Short stories appeal to me – a quick fix when a quiet moment needs acceleration. Maile Meloy’s collection of 11 short stories in Both Ways Is The Only Way I Want It includes simple, striking plots with flawed characters at the crossroads of deciding which way to have it – when they can’t have it both ways.
Each vignette connects to a dilemma confronting the key character – some funny, others tragic, and the settings range from Montana to the East Coast – one in Argentina. Meloy sometimes makes the decision obvious; other times she will leave you wondering what will happen next – or hoping that you know. My favorites were the first and last stories. In “Travis, B.” a young Montana ranch hand falls in love with a beautiful young lawyer who commutes nine hours one-way twice a week to teach a part-time adult education class. The situation is set for failure – her commute, her teaching job, their differences. Although Meloy plays on the romantic possibilities, the impossibility wins out. In “O Tannenbaum” a stranded couple named Bonnie and Clyde hitch a ride with a family out to cut down their Christmas tree. The danger is not in picking up the strangers but in the yearnings they bring out.

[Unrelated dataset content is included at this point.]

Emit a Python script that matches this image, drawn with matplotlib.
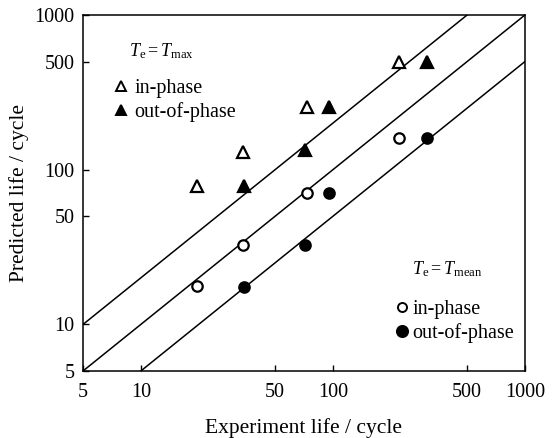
"""
Predicted vs. experiment life (log-log) with factor-of-2 scatter bands.
"""
import numpy as np
import matplotlib
matplotlib.use("Agg")
import matplotlib.pyplot as plt
from matplotlib.lines import Line2D

# experiment lives (x) and predicted lives (y)
exp_in = [19.5, 34, 73, 220]
exp_out = [34.5, 72, 95, 310]
pred_max_in = [79, 130, 255, 497]
pred_max_out = [79, 134, 255, 497]
pred_mean_in = [17.7, 32.6, 70.7, 160]
pred_mean_out = [17.5, 32.6, 70.7, 160]

band_factors = [2.0, 1.0, 0.5]   # y = k * x
axis_lim = [5, 1000]
ticks = [5, 10, 50, 100, 500, 1000]

plt.rcParams["font.family"] = ["Liberation Serif", "DejaVu Serif"]
plt.rcParams["mathtext.fontset"] = "custom"
plt.rcParams["mathtext.rm"] = "Liberation Serif"
plt.rcParams["mathtext.it"] = "Liberation Serif:italic"

fig = plt.figure(figsize=(5.52, 4.38), dpi=100)
ax = fig.add_axes([0.1504, 0.153, 0.8006, 0.8128])

xs = np.array(axis_lim, dtype=float)
for k in band_factors:
    ax.plot(xs, k * xs, color="black", linewidth=1.1)

ms_tri, ms_cir, mew = 8, 7.5, 1.6
ax.plot(exp_in, pred_max_in, linestyle="none", marker="^", ms=ms_tri,
        mfc="white", mec="black", mew=mew)
ax.plot(exp_out, pred_max_out, linestyle="none", marker="^", ms=ms_tri,
        mfc="black", mec="black", mew=mew)
ax.plot(exp_in, pred_mean_in, linestyle="none", marker="o", ms=ms_cir,
        mfc="white", mec="black", mew=mew)
ax.plot(exp_out, pred_mean_out, linestyle="none", marker="o", ms=ms_cir,
        mfc="black", mec="black", mew=mew)

ax.set_xscale("log")
ax.set_yscale("log")
ax.set_xlim(axis_lim)
ax.set_ylim(axis_lim)
ax.set_xticks(ticks)
ax.set_yticks(ticks)
ax.set_xticklabels([str(t) for t in ticks])
ax.set_yticklabels([str(t) for t in ticks])
ax.minorticks_off()
ax.tick_params(direction="in", length=4, width=1, labelsize=14.5)
ax.tick_params(axis="x", pad=9)
ax.tick_params(axis="y", pad=6)
for sp in ax.spines.values():
    sp.set_linewidth(1.1)

ax.set_xlabel("Experiment life / cycle", fontsize=15.5, labelpad=11)
ax.set_ylabel("Predicted life / cycle", fontsize=15.5, labelpad=4)

ax.text(0.105, 0.897, r"$T_{\rm e}=T_{\rm max}$", transform=ax.transAxes,
        fontsize=13, va="center", ha="left")
ax.text(0.745, 0.285, r"$T_{\rm e}=T_{\rm mean}$", transform=ax.transAxes,
        fontsize=13, va="center", ha="left")

h_max = [Line2D([], [], linestyle="none", marker="^", ms=7, mfc="white", mec="black", mew=1.4),
         Line2D([], [], linestyle="none", marker="^", ms=7, mfc="black", mec="black", mew=1.4)]
leg1 = ax.legend(h_max, ["in-phase", "out-of-phase"], loc="upper left",
                 bbox_to_anchor=(0.055, 0.843), frameon=False, fontsize=14.5,
                 handlelength=0.6, handletextpad=0.35, labelspacing=0.2,
                 borderaxespad=0)
ax.add_artist(leg1)
h_mean = [Line2D([], [], linestyle="none", marker="o", ms=6.5, mfc="white", mec="black", mew=1.4),
          Line2D([], [], linestyle="none", marker="o", ms=8, mfc="black", mec="black", mew=1.4)]
ax.legend(h_mean, ["in-phase", "out-of-phase"], loc="upper left",
          bbox_to_anchor=(0.69, 0.222), frameon=False, fontsize=14.5,
          handlelength=0.6, handletextpad=0.2, labelspacing=0.2,
          borderaxespad=0)

fig.savefig("out.png", dpi=100)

In between are assorted tales – most with some humor and with O’Henry like shifts in the possibilities – unexpected twists, but not necessarily with O’Henry’s trademark happy endings. Meloy cleanly creates scenes with duality, and it’s possible to see the resolution going either way – but probably not both ways.
After reading Meloy’s The Apothecary, targeted for a young adult audience, I looked for more. This author knows how to tell a story – long and short.